Problem Statement

Given two strings s and t, determine if they are isomorphic. Two strings s and t are isomorphic if the characters in s can be replaced to get t.

All occurrences of a character must be replaced with another character while preserving the order of characters.

No two characters may map to the same character, but a character may map to itself.

Examples

Example 1

Input : s = "egg" , t = "add"
Output : true

Explanation : The 'e' in string s can be replaced with 'a' of string t.

The 'g' in string s can be replaced with 'd' of t.

Hence all characters in s can be replaced to get t.

Example 2

Input : s = "apple" , t = "bbnbm"
Output : false

Explanation : The 'a' in string s can be replaced with 'n' of string t.

The 'p' in string s can be replaced by 'b' of string t.

The 'l' in string s can be replaced by 'm' of string t.

The 'e' in string s cannot be replaced by any character of string t as all the characters in string t are already mapped.

Hence all characters in s cannot be replaced to get t.

Example 3

Input : s = "paper" , t = "title"
Output :
true

Example 4

Inpur: s = "foo", t = "bar"
Output: false

'f' should map to 'b'
'o' should map to 'a'
and then again
'o' map to 'r' which is inconsistent.

Constraints

• 1 <= s.length <= 103
• s.length == t.length
• s and t consist of only lowercase English letters.

Approaches

1️⃣ Using Array

Approach:

1. Initialize two arrays of size 256 (to cover all ASCII characters) to store the last seen positions of characters in both strings.
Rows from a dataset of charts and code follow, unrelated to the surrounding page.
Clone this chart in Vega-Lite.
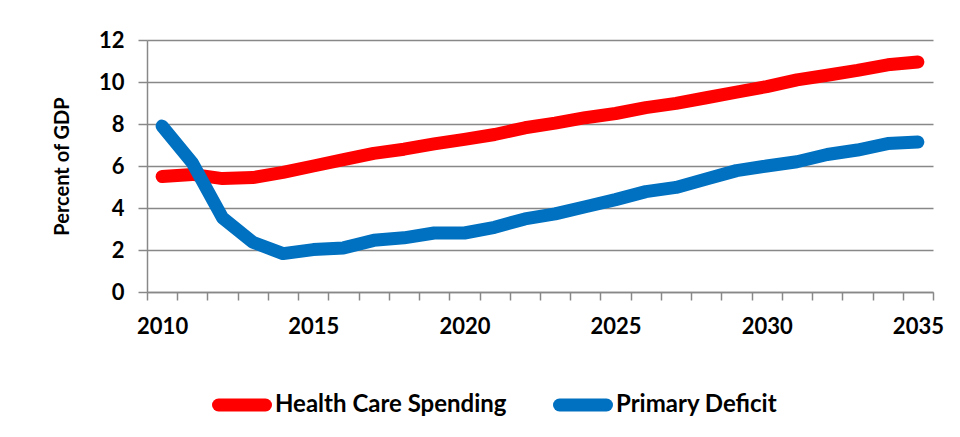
{
  "$schema": "https://vega.github.io/schema/vega-lite/v6.json",
  "width": 786,
  "height": 252,
  "autosize": {"type": "none"},
  "padding": {"left": 147, "top": 40, "right": 27, "bottom": 145},
  "background": "#ffffff",
  "config": {
    "view": {"stroke": null},
    "font": "Lato",
    "axis": {"labelFont": "Lato", "titleFont": "Lato", "labelColor": "#000000", "titleColor": "#000000"}
  },
  "data": {
    "values": [
      {"year": 2010, "series": "Health Care Spending", "value": 5.5},
      {"year": 2011, "series": "Health Care Spending", "value": 5.6},
      {"year": 2012, "series": "Health Care Spending", "value": 5.4},
      {"year": 2013, "series": "Health Care Spending", "value": 5.45},
      {"year": 2014, "series": "Health Care Spending", "value": 5.7},
      {"year": 2015, "series": "Health Care Spending", "value": 6.0},
      {"year": 2016, "series": "Health Care Spending", "value": 6.3},
      {"year": 2017, "series": "Health Care Spending", "value": 6.6},
      {"year": 2018, "series": "Health Care Spending", "value": 6.8},
      {"year": 2019, "series": "Health Care Spending", "value": 7.05},
      {"year": 2020, "series": "Health Care Spending", "value": 7.27},
      {"year": 2021, "series": "Health Care Spending", "value": 7.5},
      {"year": 2022, "series": "Health Care Spending", "value": 7.82},
      {"year": 2023, "series": "Health Care Spending", "value": 8.04},
      {"year": 2024, "series": "Health Care Spending", "value": 8.3},
      {"year": 2025, "series": "Health Care Spending", "value": 8.5},
      {"year": 2026, "series": "Health Care Spending", "value": 8.78},
      {"year": 2027, "series": "Health Care Spending", "value": 8.98},
      {"year": 2028, "series": "Health Care Spending", "value": 9.25},
      {"year": 2029, "series": "Health Care Spending", "value": 9.52},
      {"year": 2030, "series": "Health Care Spending", "value": 9.78},
      {"year": 2031, "series": "Health Care Spending", "value": 10.1},
      {"year": 2032, "series": "Health Care Spending", "value": 10.32},
      {"year": 2033, "series": "Health Care Spending", "value": 10.55},
      {"year": 2034, "series": "Health Care Spending", "value": 10.82},
      {"year": 2035, "series": "Health Care Spending", "value": 10.95},
      {"year": 2010, "series": "Primary Deficit", "value": 7.9},
      {"year": 2011, "series": "Primary Deficit", "value": 6.15},
      {"year": 2012, "series": "Primary Deficit", "value": 3.53},
      {"year": 2013, "series": "Primary Deficit", "value": 2.37},
      {"year": 2014, "series": "Primary Deficit", "value": 1.83},
      {"year": 2015, "series": "Primary Deficit", "value": 2.02},
      {"year": 2016, "series": "Primary Deficit", "value": 2.1},
      {"year": 2017, "series": "Primary Deficit", "value": 2.46},
      {"year": 2018, "series": "Primary Deficit", "value": 2.58},
      {"year": 2019, "series": "Primary Deficit", "value": 2.81},
      {"year": 2020, "series": "Primary Deficit", "value": 2.81},
      {"year": 2021, "series": "Primary Deficit", "value": 3.08},
      {"year": 2022, "series": "Primary Deficit", "value": 3.48},
      {"year": 2023, "series": "Primary Deficit", "value": 3.72},
      {"year": 2024, "series": "Primary Deficit", "value": 4.06},
      {"year": 2025, "series": "Primary Deficit", "value": 4.4},
      {"year": 2026, "series": "Primary Deficit", "value": 4.78},
      {"year": 2027, "series": "Primary Deficit", "value": 4.98},
      {"year": 2028, "series": "Primary Deficit", "value": 5.38},
      {"year": 2029, "series": "Primary Deficit", "value": 5.78},
      {"year": 2030, "series": "Primary Deficit", "value": 6.0},
      {"year": 2031, "series": "Primary Deficit", "value": 6.2},
      {"year": 2032, "series": "Primary Deficit", "value": 6.55},
      {"year": 2033, "series": "Primary Deficit", "value": 6.76},
      {"year": 2034, "series": "Primary Deficit", "value": 7.07},
      {"year": 2035, "series": "Primary Deficit", "value": 7.14}
    ]
  },
  "encoding": {
    "y": {
      "field": "value",
      "type": "quantitative",
      "scale": {"domain": [0, 12], "nice": false},
      "axis": {
        "title": "Percent of GDP",
        "titleFontSize": 20,
        "titleFontWeight": "bold",
        "titlePadding": 26,
        "values": [0, 2, 4, 6, 8, 10, 12],
        "labelFontSize": 22,
        "labelFontWeight": "bold",
        "labelPadding": 14,
        "tickSize": 9,
        "tickColor": "#888888",
        "tickWidth": 1.5,
        "domainColor": "#888888",
        "domainWidth": 1.5,
        "grid": true,
        "gridColor": "#888888",
        "gridWidth": 1.5
      }
    }
  },
  "layer": [
    {
      "mark": {"type": "line", "strokeOpacity": 0, "strokeWidth": 1},
      "encoding": {
        "x": {
          "field": "year",
          "type": "quantitative",
          "scale": {"domain": [2009.5, 2035.5], "nice": false, "zero": false},
          "axis": {
            "orient": "bottom",
            "title": null,
            "grid": false,
            "labels": false,
            "values": [2009.5, 2010.5, 2011.5, 2012.5, 2013.5, 2014.5, 2015.5, 2016.5, 2017.5, 2018.5, 2019.5, 2020.5, 2021.5, 2022.5, 2023.5, 2024.5, 2025.5, 2026.5, 2027.5, 2028.5, 2029.5, 2030.5, 2031.5, 2032.5, 2033.5, 2034.5, 2035.5],
            "tickSize": 8,
            "tickColor": "#888888",
            "tickWidth": 1.5,
            "domainColor": "#888888",
            "domainWidth": 1.5
          }
        },
        "detail": {"field": "series", "type": "nominal"}
      }
    },
    {
      "mark": {"type": "line", "strokeWidth": 13, "strokeCap": "round", "strokeJoin": "round", "clip": false},
      "encoding": {
        "x": {
          "field": "year",
          "type": "quantitative",
          "scale": {"domain": [2009.5, 2035.5], "nice": false, "zero": false},
          "axis": {
            "orient": "bottom",
            "title": null,
            "grid": false,
            "ticks": false,
            "domain": false,
            "values": [2010, 2015, 2020, 2025, 2030, 2035],
            "format": "d",
            "labelFontSize": 22,
            "labelFontWeight": "bold",
            "labelPadding": 24,
            "labelOverlap": false,
            "labelFlush": false,
            "labelBound": false
          }
        },
        "color": {
          "field": "series",
          "type": "nominal",
          "scale": {"domain": ["Health Care Spending", "Primary Deficit"], "range": ["#ff0000", "#0070c0"]},
          "legend": {
            "title": null,
            "orient": "none",
            "direction": "horizontal",
            "legendX": 65,
            "legendY": 335,
            "symbolType": "stroke",
            "symbolSize": 2209,
            "symbolStrokeWidth": 13,
            "labelFont": "Lato",
            "labelFontSize": 24,
            "labelFontWeight": "bold",
            "labelColor": "#000000",
            "labelOffset": 3,
            "columnPadding": 26,
            "labelLimit": 400,
            "encode": {"symbols": {"update": {"strokeCap": {"value": "round"}}}}
          }
        }
      }
    }
  ],
  "resolve": {"axis": {"x": "independent"}}
}
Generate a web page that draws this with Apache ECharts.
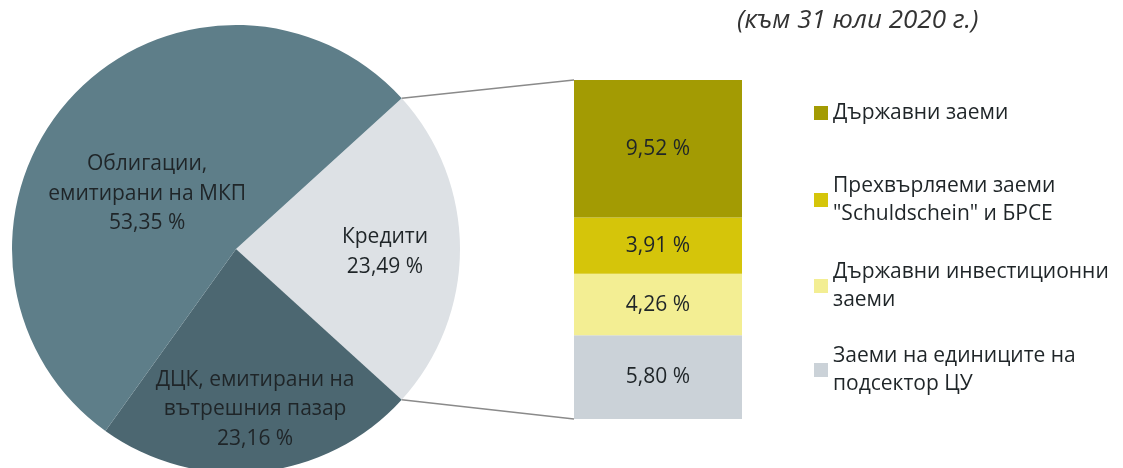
<!DOCTYPE html>
<html>
<head>
<meta charset="utf-8">
<script src="https://cdn.jsdelivr.net/npm/echarts@6/dist/echarts.min.js"></script>
<style>
  html, body { margin: 0; padding: 0; background: #fff; }
  #main { width: 1123px; height: 468px; }
</style>
</head>
<body>
<div id="main"></div>
<script>
// данни за кръговата диаграма
var pieNames = ['Кредити', 'ДЦК, емитирани на\nвътрешния пазар', 'Облигации,\nемитирани на МКП'];
var pieValues = [23.49, 23.16, 53.35];
var pieColors = ['#dde1e5', '#4c6771', '#5e7e89'];

// разбивка на кредитите (отдолу нагоре)
var subNames = ['Заеми на единиците на\nподсектор ЦУ', 'Държавни инвестиционни\nзаеми', 'Прехвърляеми заеми\n"Schuldschein" и БРСЕ', 'Държавни заеми'];
var subValues = [5.80, 4.26, 3.91, 9.52];
var subColors = ['#cbd2d8', '#f3ee93', '#d5c50a', '#a39b03'];

var titleText = '(към 31 юли 2020 г.)';

var FONT = 'Open Sans';
var FONT_SIZE = 21;
var TEXT_COLOR = '#1f2528';
var pieCenter = [236, 249];
var pieRadius = 224;
var barGrid = { left: 574, top: 80, width: 168, height: 339 };

function fmt(v) {
    return v.toFixed(2).replace('.', ',') + ' %';
}

var creditsTotal = subValues.reduce(function (a, b) { return a + b; }, 0);
var halfAngle = pieValues[0] / 100 * 360 / 2;

// отместване на етикетите в кръга
var labelShift = [[34, 3], [7, 46], [-3, 21]];

var series = [{
    type: 'pie',
    center: pieCenter,
    radius: pieRadius,
    startAngle: halfAngle,
    silent: true,
    itemStyle: { borderWidth: 0 },
    label: {
        position: 'inside',
        fontFamily: FONT,
        fontSize: FONT_SIZE,
        lineHeight: 29.5,
        color: TEXT_COLOR,
        formatter: function (p) { return p.name + '\n' + fmt(p.value); }
    },
    labelLine: { show: false },
    labelLayout: function (p) {
        var s = labelShift[p.dataIndex];
        return { dx: s[0], dy: s[1] };
    },
    data: pieNames.map(function (n, i) {
        return { name: n, value: pieValues[i], itemStyle: { color: pieColors[i] } };
    })
}];

for (var i = 0; i < subNames.length; i++) {
    series.push({
        type: 'bar',
        name: subNames[i],
        stack: 'credits',
        barWidth: '100%',
        silent: true,
        itemStyle: { color: subColors[i] },
        label: {
            show: true,
            position: 'inside',
            fontFamily: FONT,
            fontSize: FONT_SIZE,
            color: TEXT_COLOR,
            formatter: function (p) { return fmt(p.value); }
        },
        data: [subValues[i]]
    });
}

// легенда - по един компонент за всеки ред
var legendTops = [113, 200, 286, 370];
var legends = [];
for (var k = 0; k < subNames.length; k++) {
    var name = subNames[subNames.length - 1 - k];
    var lines = name.split('\n').length;
    var lh = 28.5;
    legends.push({
        data: [name],
        left: 814,
        top: legendTops[k] - lh / 2 - (lines - 1) * lh,
        icon: 'rect',
        itemWidth: 14,
        itemHeight: 14,
        padding: 0,
        selectedMode: false,
        textStyle: {
            fontFamily: FONT,
            fontSize: FONT_SIZE,
            lineHeight: lh,
            color: TEXT_COLOR,
            padding: [(lines - 1) * lh, 0, 0, 0]
        }
    });
}

// свързващи линии от кръга към стълба
var rad = halfAngle * Math.PI / 180;
var px = pieCenter[0] + pieRadius * Math.cos(rad);
var pyUp = pieCenter[1] - pieRadius * Math.sin(rad);
var pyDown = pieCenter[1] + pieRadius * Math.sin(rad);
var lineStyle = { stroke: '#8a8a8a', lineWidth: 1.5 };

var chart = echarts.init(document.getElementById('main'));
chart.setOption({
    animation: false,
    title: {
        text: titleText,
        left: 737,
        top: 8,
        padding: 0,
        textStyle: {
            fontFamily: FONT,
            fontStyle: 'italic',
            fontWeight: 'normal',
            fontSize: 26,
            color: '#333'
        }
    },
    legend: legends,
    grid: barGrid,
    xAxis: { type: 'category', data: ['Кредити'], show: false },
    yAxis: { type: 'value', min: 0, max: creditsTotal, show: false },
    graphic: [
        { type: 'line', silent: true, shape: { x1: px, y1: pyUp, x2: barGrid.left, y2: barGrid.top }, style: lineStyle },
        { type: 'line', silent: true, shape: { x1: px, y1: pyDown, x2: barGrid.left, y2: barGrid.top + barGrid.height }, style: lineStyle }
    ],
    series: series
});

window.addEventListener('resize', function () {
    chart.resize();
});
</script>
</body>
</html>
This helps in tracking the mapping between characters.
2. Iterate through each character in the strings simultaneously. For each character, compare the last seen positions stored in the arrays. If the positions do not match, it indicates an inconsistent mapping, and the strings are not isomorphic.
3. If the positions match, update the arrays with the current index (incremented by 1 to avoid the default value of 0). This ensures that the mapping is consistent throughout the strings.
4. After completing the iteration, if no inconsistencies in the mappings are found, the strings are confirmed to be isomorphic. If any inconsistency is found during the iteration, return false immediately.

Code:

#include<bits/stdc++.h>
using namespace std;

class Solution {
public:
    bool isomorphicString(string s, string t) {
        // Arrays to store the last seen positions of characters in s and t
        int m1[256] = {0}, m2[256] = {0}; 
        
        // Length of the string
        int n = s.size(); 
        
        // Iterate through each character in the strings
        for (int i = 0; i < n; ++i) {
            // If the last seen positions of the current characters don't match, return false
            if (m1[s[i]] != m2[t[i]]) return false;
            
            // Update the last seen positions
            m1[s[i]] = i + 1;
            m2[t[i]] = i + 1;
        }
        
        // If all characters match, return true
        return true;
    }
};

// Main method for testing
int main() {
    Solution solution;
    string s = "egg";
    string t = "add";
    if (solution.isomorphicString(s, t)) {
        cout << "Strings are isomorphic." << endl;
    } else {
        cout << "Strings are not isomorphic." << endl;
    }
    return 0;
}

Step-by-Step Iteration:

For example: s = “foo”, t = “bar”

m1[256] and m2[256] are initialized to 0.

The length of the string n = 3

1 Iteration 1 (i = 0):

• Characters:s[0] = 'f', t[0] = 'b'.
• Check Last Seen Positions:
  • m1['f'] is 0 (hasn't been seen before).
  • m2['b'] is 0 (hasn't been seen before).
• Positions match (0 == 0), so continue.
• Update Last Seen Positions:
  • m1['f'] = 1, m2['b'] = 1.

2 Iteration 2 (i = 1):

• Characters:s[1] = 'o', t[1] = 'a'.
• Check Last Seen Positions:
  • m1['o'] is 0 (hasn't been seen before).
  • m2['a'] is 0 (hasn't been seen before).
• Positions match (0 == 0), so continue.
• Update Last Seen Positions:
  • m1['o'] = 2, m2['a'] = 2.

3 Iteration 3 (i = 2):

• Characters:s[2] = 'o', t[2] = 'r'.
• Check Last Seen Positions:
  • m1['o'] is 2 (seen previously at index 1).
  • m2['r'] is 0 (hasn't been seen before).
• Mismatch Found: m1['o'] != m2['r'] (2 != 0), so return false.

Complexity Analysis:

• Time Complexity:O(N) where N is the length of the input strings, due to the single loop iterating through each character.
• Space Complexity:O(1) since the space used by the arrays is constant (256 fixed size) regardless of input size.